## [Written instruction]
Keep only those lines of the records that include the string "with".

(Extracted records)
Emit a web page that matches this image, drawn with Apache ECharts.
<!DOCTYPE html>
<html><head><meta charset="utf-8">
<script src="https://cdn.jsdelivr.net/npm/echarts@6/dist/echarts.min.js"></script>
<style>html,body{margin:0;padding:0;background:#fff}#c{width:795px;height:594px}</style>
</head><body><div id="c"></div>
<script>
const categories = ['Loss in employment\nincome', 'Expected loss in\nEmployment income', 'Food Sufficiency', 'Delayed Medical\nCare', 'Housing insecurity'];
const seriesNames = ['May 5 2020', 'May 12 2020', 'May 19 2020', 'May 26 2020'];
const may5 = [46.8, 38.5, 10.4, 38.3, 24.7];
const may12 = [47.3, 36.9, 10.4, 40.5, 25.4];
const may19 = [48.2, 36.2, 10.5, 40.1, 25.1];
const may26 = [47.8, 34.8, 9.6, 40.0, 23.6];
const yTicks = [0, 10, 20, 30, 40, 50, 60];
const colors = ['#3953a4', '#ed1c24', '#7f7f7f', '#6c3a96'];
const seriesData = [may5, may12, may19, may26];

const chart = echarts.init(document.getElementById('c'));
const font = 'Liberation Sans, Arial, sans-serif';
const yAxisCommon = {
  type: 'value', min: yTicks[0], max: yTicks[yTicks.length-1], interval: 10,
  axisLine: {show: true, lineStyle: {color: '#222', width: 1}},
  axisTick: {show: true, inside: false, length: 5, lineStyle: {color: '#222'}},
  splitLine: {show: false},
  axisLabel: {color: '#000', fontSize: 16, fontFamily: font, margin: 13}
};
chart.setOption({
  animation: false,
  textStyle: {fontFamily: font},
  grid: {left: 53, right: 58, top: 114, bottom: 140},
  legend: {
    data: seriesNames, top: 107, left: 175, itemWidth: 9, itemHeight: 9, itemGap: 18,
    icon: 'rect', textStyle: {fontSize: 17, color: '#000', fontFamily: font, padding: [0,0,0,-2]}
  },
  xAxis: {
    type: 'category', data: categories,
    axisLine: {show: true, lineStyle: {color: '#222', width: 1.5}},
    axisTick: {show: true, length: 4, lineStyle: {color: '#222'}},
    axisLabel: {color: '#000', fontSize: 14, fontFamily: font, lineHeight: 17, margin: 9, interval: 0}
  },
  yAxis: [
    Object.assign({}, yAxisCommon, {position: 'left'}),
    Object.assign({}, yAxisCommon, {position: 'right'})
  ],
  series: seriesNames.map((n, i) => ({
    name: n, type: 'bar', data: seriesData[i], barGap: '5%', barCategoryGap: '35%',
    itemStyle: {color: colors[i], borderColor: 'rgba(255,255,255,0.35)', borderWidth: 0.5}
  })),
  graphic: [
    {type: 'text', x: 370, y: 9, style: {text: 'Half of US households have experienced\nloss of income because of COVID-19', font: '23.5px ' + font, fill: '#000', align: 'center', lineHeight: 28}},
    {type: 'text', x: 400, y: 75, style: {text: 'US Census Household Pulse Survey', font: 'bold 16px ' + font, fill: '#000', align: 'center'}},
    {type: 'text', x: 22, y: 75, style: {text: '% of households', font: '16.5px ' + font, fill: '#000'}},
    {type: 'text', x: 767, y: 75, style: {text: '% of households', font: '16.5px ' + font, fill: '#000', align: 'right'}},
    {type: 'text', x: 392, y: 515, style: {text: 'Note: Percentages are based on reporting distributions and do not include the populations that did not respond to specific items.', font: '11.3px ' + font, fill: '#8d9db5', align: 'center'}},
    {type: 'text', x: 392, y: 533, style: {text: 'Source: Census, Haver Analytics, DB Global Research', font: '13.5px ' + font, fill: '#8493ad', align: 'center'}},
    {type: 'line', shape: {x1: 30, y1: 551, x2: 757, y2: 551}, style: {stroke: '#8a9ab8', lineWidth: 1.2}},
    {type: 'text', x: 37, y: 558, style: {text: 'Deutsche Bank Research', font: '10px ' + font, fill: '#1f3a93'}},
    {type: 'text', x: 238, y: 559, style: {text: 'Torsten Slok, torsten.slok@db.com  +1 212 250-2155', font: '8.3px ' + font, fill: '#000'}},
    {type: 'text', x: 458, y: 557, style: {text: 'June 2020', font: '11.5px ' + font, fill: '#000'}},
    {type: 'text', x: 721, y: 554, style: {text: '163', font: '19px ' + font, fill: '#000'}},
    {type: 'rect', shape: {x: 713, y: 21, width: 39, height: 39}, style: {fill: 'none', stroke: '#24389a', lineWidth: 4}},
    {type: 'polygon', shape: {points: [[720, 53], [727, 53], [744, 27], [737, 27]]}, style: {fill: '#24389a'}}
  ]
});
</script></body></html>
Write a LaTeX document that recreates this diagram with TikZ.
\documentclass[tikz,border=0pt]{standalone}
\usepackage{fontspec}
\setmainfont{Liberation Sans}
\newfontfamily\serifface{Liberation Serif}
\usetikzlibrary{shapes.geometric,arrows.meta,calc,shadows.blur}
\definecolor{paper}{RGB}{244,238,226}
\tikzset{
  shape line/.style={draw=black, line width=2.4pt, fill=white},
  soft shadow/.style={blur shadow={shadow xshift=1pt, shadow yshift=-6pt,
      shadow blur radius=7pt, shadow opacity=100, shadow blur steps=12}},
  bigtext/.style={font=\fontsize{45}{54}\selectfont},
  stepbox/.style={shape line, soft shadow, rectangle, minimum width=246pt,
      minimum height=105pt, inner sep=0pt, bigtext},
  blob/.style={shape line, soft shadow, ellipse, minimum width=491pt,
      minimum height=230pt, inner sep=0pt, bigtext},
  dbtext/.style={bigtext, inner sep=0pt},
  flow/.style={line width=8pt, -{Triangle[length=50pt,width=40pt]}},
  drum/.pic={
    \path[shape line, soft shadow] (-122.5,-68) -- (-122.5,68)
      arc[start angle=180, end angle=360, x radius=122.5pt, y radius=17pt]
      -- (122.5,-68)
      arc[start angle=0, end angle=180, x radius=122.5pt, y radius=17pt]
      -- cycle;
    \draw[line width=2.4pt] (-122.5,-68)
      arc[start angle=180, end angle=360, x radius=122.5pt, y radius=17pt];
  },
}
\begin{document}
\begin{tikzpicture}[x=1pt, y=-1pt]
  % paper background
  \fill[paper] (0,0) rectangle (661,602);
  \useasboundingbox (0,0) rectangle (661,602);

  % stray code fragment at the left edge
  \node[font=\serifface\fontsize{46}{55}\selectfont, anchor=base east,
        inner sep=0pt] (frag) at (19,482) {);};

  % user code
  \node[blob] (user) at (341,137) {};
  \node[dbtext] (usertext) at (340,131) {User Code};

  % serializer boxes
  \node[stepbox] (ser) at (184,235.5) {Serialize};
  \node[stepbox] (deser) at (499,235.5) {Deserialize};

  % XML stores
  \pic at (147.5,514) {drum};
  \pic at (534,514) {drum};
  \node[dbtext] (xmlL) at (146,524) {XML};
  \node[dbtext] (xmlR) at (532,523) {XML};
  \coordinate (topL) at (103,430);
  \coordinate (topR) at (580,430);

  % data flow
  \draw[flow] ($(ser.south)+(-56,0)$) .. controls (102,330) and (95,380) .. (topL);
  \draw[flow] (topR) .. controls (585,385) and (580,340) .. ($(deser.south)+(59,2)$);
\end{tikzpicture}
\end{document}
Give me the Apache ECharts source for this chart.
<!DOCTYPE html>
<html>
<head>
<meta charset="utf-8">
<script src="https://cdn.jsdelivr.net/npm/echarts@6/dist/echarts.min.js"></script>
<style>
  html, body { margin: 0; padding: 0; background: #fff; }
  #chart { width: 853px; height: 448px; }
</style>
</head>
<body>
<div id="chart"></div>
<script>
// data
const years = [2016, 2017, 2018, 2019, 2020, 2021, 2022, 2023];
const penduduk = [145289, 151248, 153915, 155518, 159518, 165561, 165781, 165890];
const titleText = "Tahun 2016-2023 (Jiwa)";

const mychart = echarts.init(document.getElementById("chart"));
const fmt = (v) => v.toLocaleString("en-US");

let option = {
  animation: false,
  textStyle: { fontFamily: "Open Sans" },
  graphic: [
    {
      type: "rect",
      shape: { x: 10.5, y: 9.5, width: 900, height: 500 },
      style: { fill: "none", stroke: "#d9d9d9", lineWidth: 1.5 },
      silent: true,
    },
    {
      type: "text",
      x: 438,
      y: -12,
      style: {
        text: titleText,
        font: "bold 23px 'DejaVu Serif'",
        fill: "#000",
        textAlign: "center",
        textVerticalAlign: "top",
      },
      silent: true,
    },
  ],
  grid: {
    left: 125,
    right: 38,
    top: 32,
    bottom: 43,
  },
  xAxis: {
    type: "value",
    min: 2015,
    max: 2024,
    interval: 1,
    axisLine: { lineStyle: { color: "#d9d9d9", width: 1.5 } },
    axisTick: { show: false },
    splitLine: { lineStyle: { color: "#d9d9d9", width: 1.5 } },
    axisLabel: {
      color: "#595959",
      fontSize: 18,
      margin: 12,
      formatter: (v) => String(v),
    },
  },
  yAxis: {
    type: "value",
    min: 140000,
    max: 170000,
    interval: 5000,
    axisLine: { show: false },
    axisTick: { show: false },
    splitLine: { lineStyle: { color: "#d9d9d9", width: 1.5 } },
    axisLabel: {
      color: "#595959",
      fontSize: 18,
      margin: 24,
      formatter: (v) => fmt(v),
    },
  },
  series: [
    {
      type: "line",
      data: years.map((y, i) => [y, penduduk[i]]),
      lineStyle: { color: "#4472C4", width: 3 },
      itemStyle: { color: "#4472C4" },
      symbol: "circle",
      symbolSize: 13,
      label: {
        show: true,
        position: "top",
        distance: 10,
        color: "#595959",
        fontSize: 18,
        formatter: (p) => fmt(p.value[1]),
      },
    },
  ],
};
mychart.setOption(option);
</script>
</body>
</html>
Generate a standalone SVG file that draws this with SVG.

## [Solution to this problem]
Emit a web page that matches this image, drawn with Apache ECharts.
Write a LaTeX document that recreates this diagram with TikZ.
Generate a standalone SVG file that draws this with SVG.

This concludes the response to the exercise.